• SET TASK
Your task is to retype each line of the data below exactly.

-- Begin --

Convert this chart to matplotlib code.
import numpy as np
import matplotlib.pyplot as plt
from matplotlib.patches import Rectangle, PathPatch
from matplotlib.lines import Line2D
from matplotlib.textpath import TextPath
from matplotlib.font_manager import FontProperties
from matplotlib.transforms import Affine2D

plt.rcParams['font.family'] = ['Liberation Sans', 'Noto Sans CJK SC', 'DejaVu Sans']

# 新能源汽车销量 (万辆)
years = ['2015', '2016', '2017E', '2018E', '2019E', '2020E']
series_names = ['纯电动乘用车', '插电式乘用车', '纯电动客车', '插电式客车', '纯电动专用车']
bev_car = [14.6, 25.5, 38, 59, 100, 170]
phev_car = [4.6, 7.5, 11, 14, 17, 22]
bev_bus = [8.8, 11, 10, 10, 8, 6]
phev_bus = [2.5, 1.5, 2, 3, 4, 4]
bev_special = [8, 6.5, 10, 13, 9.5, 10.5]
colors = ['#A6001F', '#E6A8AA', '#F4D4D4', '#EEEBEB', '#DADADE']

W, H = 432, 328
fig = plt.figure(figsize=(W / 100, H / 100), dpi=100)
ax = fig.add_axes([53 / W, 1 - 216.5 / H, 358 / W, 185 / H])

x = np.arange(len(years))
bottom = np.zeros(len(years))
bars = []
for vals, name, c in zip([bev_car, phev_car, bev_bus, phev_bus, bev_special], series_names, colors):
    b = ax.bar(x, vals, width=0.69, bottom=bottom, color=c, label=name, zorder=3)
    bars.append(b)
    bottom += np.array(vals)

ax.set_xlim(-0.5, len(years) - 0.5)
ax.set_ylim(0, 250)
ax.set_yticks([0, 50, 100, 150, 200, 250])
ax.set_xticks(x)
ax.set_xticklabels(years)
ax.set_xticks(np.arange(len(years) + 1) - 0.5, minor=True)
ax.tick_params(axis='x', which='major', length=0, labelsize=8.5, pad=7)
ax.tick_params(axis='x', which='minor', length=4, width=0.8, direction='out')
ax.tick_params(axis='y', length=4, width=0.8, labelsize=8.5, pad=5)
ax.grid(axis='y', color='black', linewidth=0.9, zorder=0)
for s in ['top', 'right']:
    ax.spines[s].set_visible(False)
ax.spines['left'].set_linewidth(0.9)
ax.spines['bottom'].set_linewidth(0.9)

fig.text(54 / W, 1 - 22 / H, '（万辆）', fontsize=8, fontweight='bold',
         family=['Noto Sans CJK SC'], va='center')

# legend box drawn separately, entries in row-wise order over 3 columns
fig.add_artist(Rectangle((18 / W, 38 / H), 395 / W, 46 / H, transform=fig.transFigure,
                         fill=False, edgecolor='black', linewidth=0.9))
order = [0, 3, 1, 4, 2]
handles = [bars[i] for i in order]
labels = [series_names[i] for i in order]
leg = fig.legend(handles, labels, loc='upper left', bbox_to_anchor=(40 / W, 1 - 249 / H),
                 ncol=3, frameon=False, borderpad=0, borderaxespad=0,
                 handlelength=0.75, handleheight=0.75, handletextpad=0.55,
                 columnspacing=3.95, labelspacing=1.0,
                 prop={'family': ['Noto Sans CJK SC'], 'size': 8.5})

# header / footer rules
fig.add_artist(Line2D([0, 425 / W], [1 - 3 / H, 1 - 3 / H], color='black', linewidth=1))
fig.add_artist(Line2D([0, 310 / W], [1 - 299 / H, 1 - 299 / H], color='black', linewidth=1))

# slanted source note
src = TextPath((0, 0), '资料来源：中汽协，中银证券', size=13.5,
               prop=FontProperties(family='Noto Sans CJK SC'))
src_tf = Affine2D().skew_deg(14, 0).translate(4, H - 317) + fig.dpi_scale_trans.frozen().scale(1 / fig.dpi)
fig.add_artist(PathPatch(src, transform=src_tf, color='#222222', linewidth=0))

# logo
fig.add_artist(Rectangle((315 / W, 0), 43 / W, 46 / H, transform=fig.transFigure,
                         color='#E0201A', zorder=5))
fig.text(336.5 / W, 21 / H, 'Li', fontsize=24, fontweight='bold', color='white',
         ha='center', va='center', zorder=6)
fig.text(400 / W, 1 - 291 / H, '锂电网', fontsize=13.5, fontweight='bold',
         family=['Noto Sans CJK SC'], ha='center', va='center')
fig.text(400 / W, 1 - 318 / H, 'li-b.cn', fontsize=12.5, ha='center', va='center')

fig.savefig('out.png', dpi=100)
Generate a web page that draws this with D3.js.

-- End --

• SOLUTION FOR THIS PROBLEM
Convert this chart to matplotlib code.
import numpy as np
import matplotlib.pyplot as plt
from matplotlib.patches import Rectangle, PathPatch
from matplotlib.lines import Line2D
from matplotlib.textpath import TextPath
from matplotlib.font_manager import FontProperties
from matplotlib.transforms import Affine2D

plt.rcParams['font.family'] = ['Liberation Sans', 'Noto Sans CJK SC', 'DejaVu Sans']

# 新能源汽车销量 (万辆)
years = ['2015', '2016', '2017E', '2018E', '2019E', '2020E']
series_names = ['纯电动乘用车', '插电式乘用车', '纯电动客车', '插电式客车', '纯电动专用车']
bev_car = [14.6, 25.5, 38, 59, 100, 170]
phev_car = [4.6, 7.5, 11, 14, 17, 22]
bev_bus = [8.8, 11, 10, 10, 8, 6]
phev_bus = [2.5, 1.5, 2, 3, 4, 4]
bev_special = [8, 6.5, 10, 13, 9.5, 10.5]
colors = ['#A6001F', '#E6A8AA', '#F4D4D4', '#EEEBEB', '#DADADE']

W, H = 432, 328
fig = plt.figure(figsize=(W / 100, H / 100), dpi=100)
ax = fig.add_axes([53 / W, 1 - 216.5 / H, 358 / W, 185 / H])

x = np.arange(len(years))
bottom = np.zeros(len(years))
bars = []
for vals, name, c in zip([bev_car, phev_car, bev_bus, phev_bus, bev_special], series_names, colors):
    b = ax.bar(x, vals, width=0.69, bottom=bottom, color=c, label=name, zorder=3)
    bars.append(b)
    bottom += np.array(vals)

ax.set_xlim(-0.5, len(years) - 0.5)
ax.set_ylim(0, 250)
ax.set_yticks([0, 50, 100, 150, 200, 250])
ax.set_xticks(x)
ax.set_xticklabels(years)
ax.set_xticks(np.arange(len(years) + 1) - 0.5, minor=True)
ax.tick_params(axis='x', which='major', length=0, labelsize=8.5, pad=7)
ax.tick_params(axis='x', which='minor', length=4, width=0.8, direction='out')
ax.tick_params(axis='y', length=4, width=0.8, labelsize=8.5, pad=5)
ax.grid(axis='y', color='black', linewidth=0.9, zorder=0)
for s in ['top', 'right']:
    ax.spines[s].set_visible(False)
ax.spines['left'].set_linewidth(0.9)
ax.spines['bottom'].set_linewidth(0.9)

fig.text(54 / W, 1 - 22 / H, '（万辆）', fontsize=8, fontweight='bold',
         family=['Noto Sans CJK SC'], va='center')

# legend box drawn separately, entries in row-wise order over 3 columns
fig.add_artist(Rectangle((18 / W, 38 / H), 395 / W, 46 / H, transform=fig.transFigure,
                         fill=False, edgecolor='black', linewidth=0.9))
order = [0, 3, 1, 4, 2]
handles = [bars[i] for i in order]
labels = [series_names[i] for i in order]
leg = fig.legend(handles, labels, loc='upper left', bbox_to_anchor=(40 / W, 1 - 249 / H),
                 ncol=3, frameon=False, borderpad=0, borderaxespad=0,
                 handlelength=0.75, handleheight=0.75, handletextpad=0.55,
                 columnspacing=3.95, labelspacing=1.0,
                 prop={'family': ['Noto Sans CJK SC'], 'size': 8.5})

# header / footer rules
fig.add_artist(Line2D([0, 425 / W], [1 - 3 / H, 1 - 3 / H], color='black', linewidth=1))
fig.add_artist(Line2D([0, 310 / W], [1 - 299 / H, 1 - 299 / H], color='black', linewidth=1))

# slanted source note
src = TextPath((0, 0), '资料来源：中汽协，中银证券', size=13.5,
               prop=FontProperties(family='Noto Sans CJK SC'))
src_tf = Affine2D().skew_deg(14, 0).translate(4, H - 317) + fig.dpi_scale_trans.frozen().scale(1 / fig.dpi)
fig.add_artist(PathPatch(src, transform=src_tf, color='#222222', linewidth=0))

# logo
fig.add_artist(Rectangle((315 / W, 0), 43 / W, 46 / H, transform=fig.transFigure,
                         color='#E0201A', zorder=5))
fig.text(336.5 / W, 21 / H, 'Li', fontsize=24, fontweight='bold', color='white',
         ha='center', va='center', zorder=6)
fig.text(400 / W, 1 - 291 / H, '锂电网', fontsize=13.5, fontweight='bold',
         family=['Noto Sans CJK SC'], ha='center', va='center')
fig.text(400 / W, 1 - 318 / H, 'li-b.cn', fontsize=12.5, ha='center', va='center')

fig.savefig('out.png', dpi=100)
Generate a web page that draws this with D3.js.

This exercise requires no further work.